4. Add high-quality photos. Listings with photos consistently outperform those without. Include your storefront exterior, interior, team, and product or service shots. Update photos seasonally or when your space changes.

5. Select accurate categories. Categories are one of the strongest signals search engines use to match your listing to relevant queries. Choose the most specific primary category that fits your business, then add secondary categories as applicable.

NAP Best Practices

Keep your information up to date whenever anything changes, such as hours, location, phone number, or ownership. Respond to customer reviews, both positive and negative, to show that your business is actively managed. Audit your listings across platforms at least twice a year to catch inconsistencies before they compound.

Types of Business Listings

Local Listings

Local listings are tied to a specific physical location and are optimized to appear in geographically relevant searches. Google Business Profile and Apple Maps are the primary platforms here. A restaurant in Chicago claiming its Google Business Profile is using a local listing — the goal is to appear when someone nearby searches “Italian restaurant near me.” Local listings are essential for any brick-and-mortar business or service-area business that wants to compete in local search results.
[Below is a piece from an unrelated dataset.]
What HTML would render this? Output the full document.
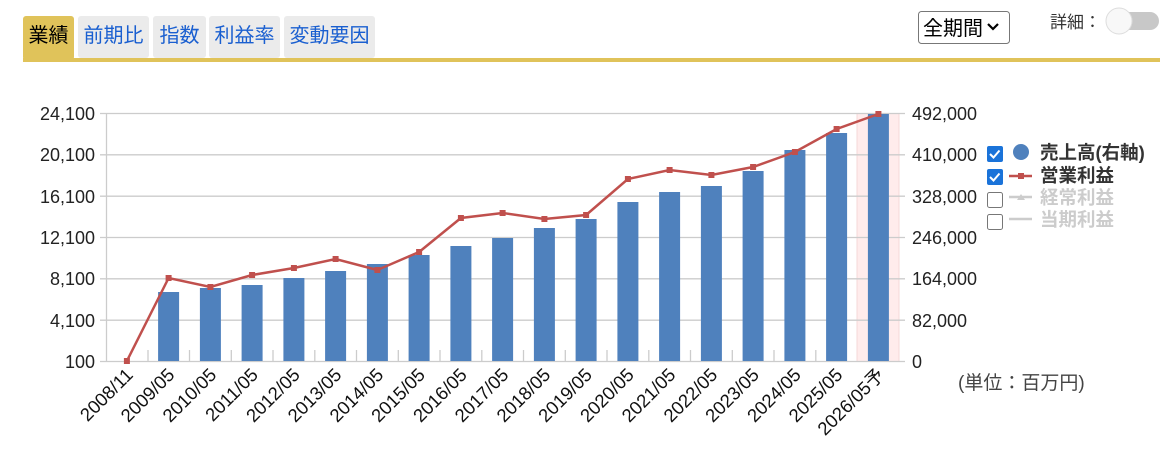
<!DOCTYPE html>
<html><head><meta charset="utf-8"><style>
body{margin:0;width:1170px;height:450px;background:#fff;font-family:"Liberation Sans","Noto Sans CJK JP",sans-serif;overflow:hidden}
</style></head><body>
<svg width="1170" height="450" xmlns="http://www.w3.org/2000/svg" font-family="Liberation Sans, Noto Sans CJK JP, sans-serif">
<rect x="23" y="16" width="51" height="44" rx="3" fill="#e0c35a"/>
<text x="48.5" y="42" font-size="20" text-anchor="middle" fill="#000">業績</text>
<rect x="78" y="16" width="71" height="42" rx="3" fill="#ebebeb"/>
<text x="113.5" y="42" font-size="20" text-anchor="middle" fill="#1a5fd0">前期比</text>
<rect x="153" y="16" width="53" height="42" rx="3" fill="#ebebeb"/>
<text x="179.5" y="42" font-size="20" text-anchor="middle" fill="#1a5fd0">指数</text>
<rect x="209" y="16" width="71" height="42" rx="3" fill="#ebebeb"/>
<text x="244.5" y="42" font-size="20" text-anchor="middle" fill="#1a5fd0">利益率</text>
<rect x="284" y="16" width="91" height="42" rx="3" fill="#ebebeb"/>
<text x="329.5" y="42" font-size="20" text-anchor="middle" fill="#1a5fd0">変動要因</text>
<rect x="23" y="58" width="1137" height="4" fill="#e0c35a"/>
<rect x="918.5" y="11.5" width="91" height="32" rx="3" fill="#fff" stroke="#777"/>
<text x="923" y="35" font-size="20" fill="#000">全期間</text>
<path d="M988 24 l5 5 l5 -5" stroke="#000" stroke-width="2.2" fill="none"/>
<text x="1050" y="28" font-size="17" fill="#333">詳細：</text>
<rect x="1107" y="12" width="52" height="18" rx="9" fill="#c8c8c8"/>
<circle cx="1119" cy="21" r="13" fill="#f8f8f8" stroke="#ddd"/>
<rect x="857" y="113" width="42" height="248" fill="#ffecec"/>
<line x1="857" y1="113" x2="857" y2="361" stroke="#f4d8d8"/>
<line x1="899" y1="113" x2="899" y2="361" stroke="#f4d8d8"/>
<g stroke="#ccc" stroke-width="1.3">
<line x1="100" y1="113.5" x2="905" y2="113.5"/>
<line x1="100" y1="154.8" x2="905" y2="154.8"/>
<line x1="100" y1="196.2" x2="905" y2="196.2"/>
<line x1="100" y1="237.5" x2="905" y2="237.5"/>
<line x1="100" y1="278.8" x2="905" y2="278.8"/>
<line x1="100" y1="320.2" x2="905" y2="320.2"/>
<line x1="100" y1="361.5" x2="905" y2="361.5"/>
<line x1="106.5" y1="113" x2="106.5" y2="361"/>
</g>
<g stroke="#ccc" stroke-width="1.3">
<line x1="148" y1="350" x2="148" y2="361"/><line x1="189.5" y1="350" x2="189.5" y2="361"/><line x1="231.3" y1="350" x2="231.3" y2="361"/><line x1="273" y1="350" x2="273" y2="361"/><line x1="314.8" y1="350" x2="314.8" y2="361"/><line x1="356.5" y1="350" x2="356.5" y2="361"/><line x1="398.3" y1="350" x2="398.3" y2="361"/><line x1="440" y1="350" x2="440" y2="361"/><line x1="481.8" y1="350" x2="481.8" y2="361"/><line x1="523.5" y1="350" x2="523.5" y2="361"/><line x1="565.3" y1="350" x2="565.3" y2="361"/><line x1="607" y1="350" x2="607" y2="361"/><line x1="648.8" y1="350" x2="648.8" y2="361"/><line x1="690.5" y1="350" x2="690.5" y2="361"/><line x1="732.3" y1="350" x2="732.3" y2="361"/><line x1="774" y1="350" x2="774" y2="361"/><line x1="815.8" y1="350" x2="815.8" y2="361"/>
</g>
<g fill="#4f81bd">
<rect x="158.1" y="292" width="21" height="69"/>
<rect x="199.9" y="288" width="21" height="73"/>
<rect x="241.6" y="285" width="21" height="76"/>
<rect x="283.4" y="278" width="21" height="83"/>
<rect x="325.1" y="271" width="21" height="90"/>
<rect x="366.9" y="264" width="21" height="97"/>
<rect x="408.6" y="255" width="21" height="106"/>
<rect x="450.4" y="246" width="21" height="115"/>
<rect x="492.1" y="238" width="21" height="123"/>
<rect x="533.9" y="228" width="21" height="133"/>
<rect x="575.6" y="219" width="21" height="142"/>
<rect x="617.4" y="202" width="21" height="159"/>
<rect x="659.1" y="192" width="21" height="169"/>
<rect x="700.9" y="186" width="21" height="175"/>
<rect x="742.6" y="171" width="21" height="190"/>
<rect x="784.4" y="150" width="21" height="211"/>
<rect x="826.1" y="133" width="21" height="228"/>
<rect x="867.9" y="114" width="21" height="247"/>
</g>
<polyline fill="none" stroke="#c0504d" stroke-width="2.5" points="126.9,361 168.6,278 210.4,287 252.1,275 293.9,268 335.6,259 377.4,270 419.1,252 460.9,218 502.6,213 544.4,219 586.1,215 627.9,179 669.6,170 711.4,175 753.1,167 794.9,152 836.6,129 878.4,114"/>
<g fill="#c0504d">
<rect x="123.9" y="358" width="6" height="6"/><rect x="165.6" y="275" width="6" height="6"/><rect x="207.4" y="284" width="6" height="6"/><rect x="249.1" y="272" width="6" height="6"/><rect x="290.9" y="265" width="6" height="6"/><rect x="332.6" y="256" width="6" height="6"/><rect x="374.4" y="267" width="6" height="6"/><rect x="416.1" y="249" width="6" height="6"/><rect x="457.9" y="215" width="6" height="6"/><rect x="499.6" y="210" width="6" height="6"/><rect x="541.4" y="216" width="6" height="6"/><rect x="583.1" y="212" width="6" height="6"/><rect x="624.9" y="176" width="6" height="6"/><rect x="666.6" y="167" width="6" height="6"/><rect x="708.4" y="172" width="6" height="6"/><rect x="750.1" y="164" width="6" height="6"/><rect x="791.9" y="149" width="6" height="6"/><rect x="833.6" y="126" width="6" height="6"/><rect x="875.4" y="111" width="6" height="6"/>
</g>
<g font-size="18" fill="#222" text-anchor="end">
<text x="95" y="120">24,100</text><text x="95" y="161">20,100</text><text x="95" y="203">16,100</text><text x="95" y="244">12,100</text><text x="95" y="285">8,100</text><text x="95" y="327">4,100</text><text x="95" y="368">100</text>
</g>
<g font-size="18" fill="#222">
<text x="912" y="120">492,000</text><text x="912" y="161">410,000</text><text x="912" y="203">328,000</text><text x="912" y="244">246,000</text><text x="912" y="285">164,000</text><text x="912" y="327">82,000</text><text x="912" y="368">0</text>
</g>
<text x="958" y="389" font-size="19" fill="#444">(単位：百万円)</text>
<g font-size="18.5" fill="#111" text-anchor="end">
<text transform="translate(134,376) rotate(-45)">2008/11</text>
<text transform="translate(175.7,376) rotate(-45)">2009/05</text>
<text transform="translate(217.5,376) rotate(-45)">2010/05</text>
<text transform="translate(259.2,376) rotate(-45)">2011/05</text>
<text transform="translate(301,376) rotate(-45)">2012/05</text>
<text transform="translate(342.7,376) rotate(-45)">2013/05</text>
<text transform="translate(384.5,376) rotate(-45)">2014/05</text>
<text transform="translate(426.2,376) rotate(-45)">2015/05</text>
<text transform="translate(468,376) rotate(-45)">2016/05</text>
<text transform="translate(509.7,376) rotate(-45)">2017/05</text>
<text transform="translate(551.5,376) rotate(-45)">2018/05</text>
<text transform="translate(593.2,376) rotate(-45)">2019/05</text>
<text transform="translate(635,376) rotate(-45)">2020/05</text>
<text transform="translate(676.7,376) rotate(-45)">2021/05</text>
<text transform="translate(718.5,376) rotate(-45)">2022/05</text>
<text transform="translate(760.2,376) rotate(-45)">2023/05</text>
<text transform="translate(802,376) rotate(-45)">2024/05</text>
<text transform="translate(843.7,376) rotate(-45)">2025/05</text>
<text transform="translate(885.5,376) rotate(-45)">2026/05予</text>
</g>
<rect x="987" y="146" width="16" height="16" rx="2" fill="#1a73d9"/>
<path d="M990 154 l3.5 3.5 l6 -7" stroke="#fff" stroke-width="2" fill="none"/>
<rect x="987" y="169" width="16" height="16" rx="2" fill="#1a73d9"/>
<path d="M990 177 l3.5 3.5 l6 -7" stroke="#fff" stroke-width="2" fill="none"/>
<rect x="987.5" y="192.5" width="15" height="15" rx="2" fill="#fff" stroke="#777"/>
<rect x="987.5" y="214.5" width="15" height="15" rx="2" fill="#fff" stroke="#777"/>
<circle cx="1021" cy="152" r="8" fill="#4f81bd"/>
<line x1="1009" y1="176" x2="1032" y2="176" stroke="#c0504d" stroke-width="2.5"/>
<rect x="1018" y="173" width="6" height="6" fill="#c0504d"/>
<line x1="1009" y1="197" x2="1032" y2="197" stroke="#ccc" stroke-width="2.5"/>
<path d="M1017 200 l4 -6 l4 6z" fill="#ccc"/>
<line x1="1009" y1="219" x2="1032" y2="219" stroke="#ccc" stroke-width="2.5"/>
<g font-size="18.5" font-weight="bold">
<text x="1040" y="159" fill="#333">売上高(右軸)</text>
<text x="1040" y="182" fill="#333">営業利益</text>
<text x="1040" y="204" fill="#ccc">経常利益</text>
<text x="1040" y="226" fill="#ccc">当期利益</text>
</g>
</svg>
</body></html>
National and Niche Directory Listings

National directories like the Better Business Bureau, Angi, and industry-specific platforms aggregate businesses across the country and often carry strong domain authority. Being listed on these platforms builds citation signals that reinforce your local SEO, even if the directory itself is not where customers primarily find you. For e-commerce or service businesses without a fixed location, national directories provide visibility without requiring a local address.

Common Mistakes to Avoid

Inconsistent NAP information. Listing your address differently across platforms weakens your local SEO and confuses customers. Standardize your NAP and apply it uniformly everywhere.

Ignoring duplicate listings. Duplicate entries for the same business can split your reviews and send mixed signals to search engines. Search for your business on major platforms and merge or remove duplicates when you find them.

Setting and forgetting. A listing with outdated hours or a disconnected phone number actively damages customer trust. Treat your listings as living assets that require regular attention, not one-time setup tasks.

Summary and Key Takeaways

A business listing is one of the simplest and highest-return investments a business can make in its online presence. Claim your listings on the major platforms, keep your NAP information consistent and current, and invest a small amount of ongoing effort in photos and review responses. The businesses that do this well earn more visibility, more trust, and more customers.

FAQs

What is a business listing used for?

Business listings improve local search visibility, build credibility with potential customers, and maintain consistent contact information across the web. They are also a key factor in local SEO. 

Is a business listing free? 

Most major business listing platforms, including Google, Bing Places, and Facebook, offer free basic listings. Some platforms, like Yelp, also offer paid tiers with enhanced features such as promoted placement, advanced analytics, or additional display options. For most small businesses, the free listings on the major platforms deliver the majority of the value.

What is the best business listing site? 

The most impactful platforms for most businesses are:

  • Google Business Profile — the highest priority, given Google’s dominance in local search
  • Facebook Business Page — social platforms function as independent local search engines and also provide strong authority signals to search engines 
  • Yelp — particularly influential for restaurants, retail, and service businesses
  • Bing Places — reaches users on the Bing search network and powers some voice assistants
  • Apple Maps — important for reaching iPhone users navigating with Apple Maps
  • Better Business Bureau — adds credibility and citation authority

The right mix depends on your industry and location, but Google Business Profile is the universal starting point for both brick-and-mortar locations and companies that serve a specific service area.